Дикий какой-то интернат! В чем-то отношение к дисциплине совершенно безалаберное, а в чем-то тут прямо спартанские порядки. И все это вдали от цивилизации, даже пожаловаться на это некуда. Раз администрация такое пропагандирует, значит, директор в курсе всего и не препятствует… или не особо вникает. Есть ведь такие ленивые директоры, для которых главное – кресло и статус. Наш, видимо, из таких.

– Поэтому Майор сам инспектирует и забирает, кого сочтет нужным. Или кто-то доносит: якобы беспокоится. – Пудель пожимает плечами. – На меня вот донесли.

– Соседи? – сочувственно спрашиваю я.

– Тридцать третья комната, – кивает Пудель. – В основном могут доносить любители Казармы. Вроде как, из благих побуждений. Некоторым там и правда нравится, потому что уроков нет. Ради этого они и по плацу побегать готовы. Таких, правда, отпускают оттуда быстро. А встречают их, как казарменных ветеранов.

Я киваю и мотаю на несуществующий ус. Стало быть, в Казарме побывать почетно, это уважается. Правда, такой способ зарабатывания авторитета меня не очень вдохновляет.

Пудель тем временем вздергивает курносый нос и отстраненно смотрит вдаль. Я замечаю, что у него глаза голубые, как у меня, только очень потускневшие и будто выцветшие, как от тяжелой болезни. Не понимаю, чем в таком состоянии может помочь изнуряющая тренировка!

– Кому-то нравится, а я не могу там, – честно признается Пудель. – Поэтому я туда не вернусь. Если опять погонят на плац, я прямо там и сдохну. Лучше уж по корпусу прятаться, чем вернуться туда.

Мне становится жалко этого паренька. Был бы я старожилом тридцать шестой, предложил бы перебраться к нам, дал бы слово, что спрячу его. Но я сам там еще на птичьих правах, поэтому возможности у меня нет.

– Может, стоит поговорить с директором? – осторожно предлагаю я.

Пудель смотрит на меня снисходительно, как на наивного простачка.

– Не поможет, – печально замечает он. – Проще уж Холода дождаться. Или… не знаю. – Пудель передергивает плечами, явно уходя в свои мысли. Голос у него становится совсем уж тоскливый, даже мне от него на душе как-то сереет.

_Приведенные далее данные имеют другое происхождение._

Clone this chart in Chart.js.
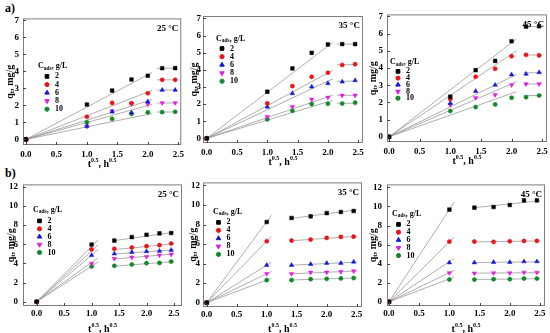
<!DOCTYPE html>
<html>
<head>
<meta charset="utf-8">
<script src="https://cdn.jsdelivr.net/npm/chart.js@4.4.1/dist/chart.umd.min.js"></script>
<style>
  html, body { margin: 0; padding: 0; background: #fff; }
  body { width: 550px; height: 333px; position: relative; overflow: hidden; }
  canvas { position: absolute; }
  .tag { position: absolute; font: bold 12px "Liberation Serif", serif; color: #000; }
</style>
</head>
<body>
<div class="tag" style="left:5px;top:1px">a)</div>
<div class="tag" style="left:5px;top:166px">b)</div>
<canvas id="a1"></canvas>
<canvas id="a2"></canvas>
<canvas id="a3"></canvas>
<canvas id="b1"></canvas>
<canvas id="b2"></canvas>
<canvas id="b3"></canvas>
<script>
// t^0.5 values (t = 0..6 h) and adsorbent doses
const sqrtT = [0, 1, 1.414, 1.732, 2, 2.236, 2.449];
const doses = ['2', '4', '6', '8', '10'];
const xTicks = [0, 0.5, 1, 1.5, 2, 2.5];
const yTicksA = [0, 1, 2, 3, 4, 5, 6, 7];
const yTicksB = [0, 2, 4, 6, 8, 10, 12];

// a) q_t, one row per dose (2, 4, 6, 8, 10 g/L)
const qA25 = [
  [0, 2.05, 2.87, 3.52, 3.74, 4.18, 4.19],
  [0, 1.33, 2.14, 2.12, 2.71, 3.50, 3.50],
  [0, 0.78, 1.62, 1.57, 2.22, 2.90, 2.90],
  [0, 0.76, 1.66, 2.10, 2.07, 2.14, 2.14],
  [0, 1.00, 1.20, 1.50, 1.59, 1.60, 1.62]
];
const qA35 = [
  [0, 2.72, 4.08, 4.99, 5.48, 5.50, 5.50],
  [0, 2.04, 3.05, 3.59, 3.83, 4.28, 4.33],
  [0, 1.84, 2.62, 3.01, 3.21, 3.30, 3.38],
  [0, 1.26, 1.84, 2.28, 2.39, 2.51, 2.51],
  [0, 1.11, 1.61, 2.00, 2.02, 2.03, 2.08]
];
const qA45 = [
  [0, 2.33, 3.87, 4.41, 5.55, 6.40, 6.42],
  [0, 2.19, 3.49, 3.95, 4.68, 4.76, 4.73],
  [0, 1.95, 2.65, 3.01, 3.61, 3.65, 3.74],
  [0, 1.86, 2.27, 2.44, 3.01, 3.07, 3.07],
  [0, 1.50, 1.73, 1.88, 2.27, 2.30, 2.40]
];
// b) q_t
const qB25 = [
  [0, 5.97, 6.38, 6.75, 6.99, 7.13, 7.17],
  [0, 5.46, 5.52, 5.66, 5.80, 5.90, 6.07],
  [0, 4.85, 5.01, 5.18, 5.25, 5.29, 5.39],
  [0, 3.99, 4.50, 4.64, 4.70, 4.85, 4.95],
  [0, 3.68, 3.75, 3.89, 4.03, 4.05, 4.19]
];
const qB35 = [
  [0, 8.26, 8.67, 8.84, 9.17, 9.28, 9.38],
  [0, 6.29, 6.36, 6.46, 6.63, 6.73, 6.76],
  [0, 3.84, 3.84, 3.94, 4.05, 4.05, 4.18],
  [0, 2.96, 2.96, 3.10, 3.12, 3.17, 3.23],
  [0, 2.31, 2.31, 2.41, 2.44, 2.48, 2.52]
];
const qB45 = [
  [0, 9.67, 9.87, 9.94, 10.15, 10.63, 10.63],
  [0, 6.31, 6.31, 6.28, 6.35, 6.38, 6.38],
  [0, 4.11, 4.11, 4.15, 4.15, 4.22, 4.22],
  [0, 3.02, 3.00, 3.02, 3.02, 3.08, 3.08],
  [0, 2.33, 2.33, 2.37, 2.37, 2.44, 2.44]
];

// fitted lines
// first stage: line from origin, y value at its end
const fitA25 = [3.93, 2.88, 2.34, 2.06, 1.52];
const fitA35 = [5.60, 3.97, 3.47, 2.52, 2.22];
const fitA45 = [5.68, 5.00, 3.62, 3.20, 2.62];
const fitB25 = [6.45, 5.95, 5.45, 4.60, 4.15];
const fitB35 = [8.95, 6.80, 4.15, 3.20, 2.50];
const fitB45 = [10.45, 6.80, 4.55, 3.30, 2.60];
// second stage: [start, end] y values
const tailA25 = [[4.18, 4.18], [3.50, 3.50], [2.90, 2.90], [2.14, 2.14], [1.61, 1.61]];
const tailA35 = [[5.50, 5.50], [4.30, 4.30], [3.34, 3.34], [2.51, 2.51], [2.05, 2.05]];
const tailA45 = [[6.40, 6.40], [4.75, 4.75], [3.72, 3.72], [3.07, 3.07], [2.40, 2.40]];
const tailB25 = [[6.35, 7.25], [5.42, 6.05], [4.97, 5.42], [4.45, 4.98], [3.70, 4.20]];
const tailB35 = [[8.60, 9.50], [6.33, 6.80], [3.83, 4.15], [2.95, 3.25], [2.32, 2.53]];
const tailB45 = [[9.85, 10.60], [6.28, 6.38], [4.12, 4.20], [3.00, 3.06], [2.34, 2.42]];

const colors = ['#000000', '#e8141b', '#1717d6', '#e01ee0', '#12882c'];
const shapes = ['rect', 'circle', 'triangle', 'triangle', 'circle'];
const rots = [0, 0, 0, 180, 0];
const radii = [2.6, 2.1, 2.6, 2.6, 2.1];
const FONT = '"Liberation Serif", serif';

const panels = [
  { id: 'a1', temp: '25 °C', q: qA25, fit: fitA25, fitX: 2.07, tail: tailA25, tailX: [2.15, 2.47],
    frame: [23, 17, 183, 145], xr: [-0.049, 2.549], yr: [-0.33, 7.11], yt: yTicksA,
    leg: [15, 48, 24, 58, 8.2], yPad: 4, yTitle: 13, xPad: 4, xTitle: 19 },
  { id: 'a2', temp: '35 °C', q: qA35, fit: fitA35, fitX: 2.08, tail: tailA35, tailX: [2.15, 2.47],
    frame: [203, 16, 363, 143], xr: [-0.061, 2.578], yr: [-0.27, 7.14], yt: yTicksA,
    leg: [13, 23, 19, 32.5, 8.2], yPad: 2, yTitle: 9, xPad: 4, xTitle: 19 },
  { id: 'a3', temp: '45 °C', q: qA45, fit: fitA45, fitX: 2.08, tail: tailA45, tailX: [2.2, 2.5],
    frame: [387, 13, 547, 142], xr: [-0.033, 2.577], yr: [-0.30, 7.11], yt: yTicksA,
    leg: [3, 48, 11, 57, 6.7], yPad: 4, yTitle: 14, xPad: 4, xTitle: 19 },
  { id: 'b1', temp: '25 °C', q: qB25, fit: fitB25, fitX: 1.12, tail: tailB25, tailX: [1.38, 2.5],
    frame: [23, 182, 182, 306], xr: [-0.249, 2.646], yr: [-0.44, 12.24], yt: yTicksB,
    leg: [10, 25.5, 16.5, 36.5, 7.9], yPad: 5, yTitle: 12, xPad: 2, xTitle: 23 },
  { id: 'b2', temp: '35 °C', q: qB35, fit: fitB35, fitX: 1.08, tail: tailB35, tailX: [1.38, 2.5],
    frame: [203, 182, 362, 307], xr: [-0.062, 2.588], yr: [-0.44, 12.31], yt: yTicksB,
    leg: [10, 29.5, 15.5, 40, 8], yPad: 3, yTitle: 10, xPad: 2, xTitle: 22 },
  { id: 'b3', temp: '45 °C', q: qB45, fit: fitB45, fitX: 1.08, tail: tailB45, tailX: [1.38, 2.5],
    frame: [387, 182, 545, 306], xr: [-0.033, 2.583], yr: [-0.44, 12.31], yt: yTicksB,
    leg: [5, 29.5, 11.5, 40, 7.8], yPad: 5, yTitle: 14, xPad: 2, xTitle: 23 }
];

function rich(ctx, parts, x, y, align) {
  let w = 0;
  parts.forEach(p => { ctx.font = 'bold ' + p[1] + 'px ' + FONT; w += ctx.measureText(p[0]).width; });
  let cx = align === 'center' ? x - w / 2 : (align === 'right' ? x - w : x);
  ctx.textAlign = 'left';
  ctx.textBaseline = 'middle';
  parts.forEach(p => {
    ctx.font = 'bold ' + p[1] + 'px ' + FONT;
    ctx.fillText(p[0], cx, y + (p[2] || 0));
    cx += ctx.measureText(p[0]).width;
  });
}

const decor = {
  id: 'decor',
  afterDraw(chart, args, o) {
    const { ctx, chartArea: a, scales: { x, y } } = chart;
    ctx.save();
    // frame
    ctx.strokeStyle = '#7d7d7d';
    ctx.lineWidth = 1;
    ctx.strokeRect(a.left + 0.5, a.top + 0.5, a.right - a.left - 1, a.bottom - a.top - 1);
    // inward ticks
    ctx.strokeStyle = '#444';
    ctx.beginPath();
    x.ticks.forEach(t => {
      const px = Math.round(x.getPixelForValue(t.value)) + 0.5;
      ctx.moveTo(px, a.bottom); ctx.lineTo(px, a.bottom - 3);
    });
    y.ticks.forEach(t => {
      const py = Math.round(y.getPixelForValue(t.value)) + 0.5;
      ctx.moveTo(a.left, py); ctx.lineTo(a.left + 3, py);
    });
    ctx.stroke();
    ctx.fillStyle = '#000';
    // temperature
    ctx.font = 'bold 9px ' + FONT;
    ctx.textAlign = 'right';
    ctx.textBaseline = 'middle';
    ctx.fillText(o.temp, a.right - 3, a.top + 10);
    // axis titles
    rich(ctx, [['t', 10], ['0.5', 6, -3.5], [', h', 10], ['0.5', 6, -3.5]], (a.left + a.right) / 2, a.bottom + o.xTitle, 'center');
    ctx.save();
    ctx.translate(a.left - o.yTitle, (a.top + a.bottom) / 2);
    ctx.rotate(-Math.PI / 2);
    rich(ctx, [['q', 10], ['t', 7, 2.5], [', mg/g', 10]], 0, 0, 'center');
    ctx.restore();
    // legend
    const [hx, hy, mx, ey, dy] = o.leg;
    rich(ctx, [['C', 8], ['ads', 5.5, 2], [', g/L', 8]], a.left + hx, a.top + hy, 'left');
    doses.forEach((d, i) => {
      const yy = a.top + ey + i * dy;
      ctx.fillStyle = colors[i];
      ctx.strokeStyle = colors[i];
      Chart.helpers.drawPoint(ctx, { pointStyle: shapes[i], rotation: rots[i], radius: radii[i], borderWidth: 0.5 }, a.left + mx, yy);
      ctx.fillStyle = '#000';
      ctx.font = 'bold 8px ' + FONT;
      ctx.textAlign = 'left';
      ctx.textBaseline = 'middle';
      ctx.fillText(d, a.left + mx + 8, yy);
    });
    ctx.restore();
  }
};

const PL = 22, PT = 8, PR = 5, PB = 30;

panels.forEach(p => {
  const [L, T, R, B] = p.frame;
  const cv = document.getElementById(p.id);
  const w = R - L + PL + PR, h = B - T + PT + PB;
  cv.width = w; cv.height = h;
  cv.style.left = (L - PL) + 'px';
  cv.style.top = (T - PT) + 'px';
  cv.style.width = w + 'px';
  cv.style.height = h + 'px';

  const datasets = [];
  p.q.forEach((row, i) => {
    datasets.push({
      data: row.map((v, j) => ({ x: sqrtT[j], y: v })),
      showLine: false,
      pointStyle: shapes[i],
      rotation: rots[i],
      pointRadius: radii[i],
      pointBackgroundColor: colors[i],
      pointBorderColor: colors[i],
      pointBorderWidth: 0.5,
      order: 0
    });
  });
  p.fit.forEach(v => {
    datasets.push({
      data: [{ x: 0, y: 0 }, { x: p.fitX, y: v }],
      showLine: true, borderColor: '#9a9a9a', borderWidth: 0.8, pointRadius: 0, order: 1
    });
  });
  p.tail.forEach(v => {
    datasets.push({
      data: [{ x: p.tailX[0], y: v[0] }, { x: p.tailX[1], y: v[1] }],
      showLine: true, borderColor: '#9a9a9a', borderWidth: 0.8, pointRadius: 0, order: 1
    });
  });

  const tickFont = { family: FONT, size: 9, weight: 'bold' };
  new Chart(cv, {
    type: 'scatter',
    data: { datasets },
    options: {
      responsive: false,
      animation: false,
      devicePixelRatio: 1,
      events: [],
      layout: { padding: { left: 0, top: PT, right: PR, bottom: 0 } },
      plugins: { legend: { display: false }, tooltip: { enabled: false }, decor: p },
      scales: {
        x: {
          type: 'linear', min: p.xr[0], max: p.xr[1],
          grid: { display: false, drawTicks: false }, border: { display: false },
          afterBuildTicks: s => { s.ticks = xTicks.map(v => ({ value: v })); },
          afterFit: s => { s.height = PB; },
          ticks: { font: tickFont, color: '#000', padding: p.xPad, maxRotation: 0, autoSkip: false,
                   callback: v => Number(v).toFixed(1) }
        },
        y: {
          type: 'linear', min: p.yr[0], max: p.yr[1],
          grid: { display: false, drawTicks: false }, border: { display: false },
          afterBuildTicks: s => { s.ticks = p.yt.map(v => ({ value: v })); },
          afterFit: s => { s.width = PL; },
          ticks: { font: tickFont, color: '#000', padding: p.yPad, autoSkip: false,
                   callback: v => String(v) }
        }
      }
    },
    plugins: [decor]
  });
});
</script>
</body>
</html>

Его замечаний про холод я не понимаю. Он, что, собрался прятаться до зимы? Зимой плац не работает?

Вопросов пока не задаю, потому что собеседник мой вдруг решает разговориться и поделиться историями про интернат. Я не верю своему счастью и на два часа погружаюсь в полезный ликбез. Пудель говорит о столовой, что прячется за деревьями с другой стороны от ученического корпуса. О странных уроках труда, на которых здесь учат даже сварке. О поварихе по кличке Кулебяка, что подкармливает забредающих на территорию кошек.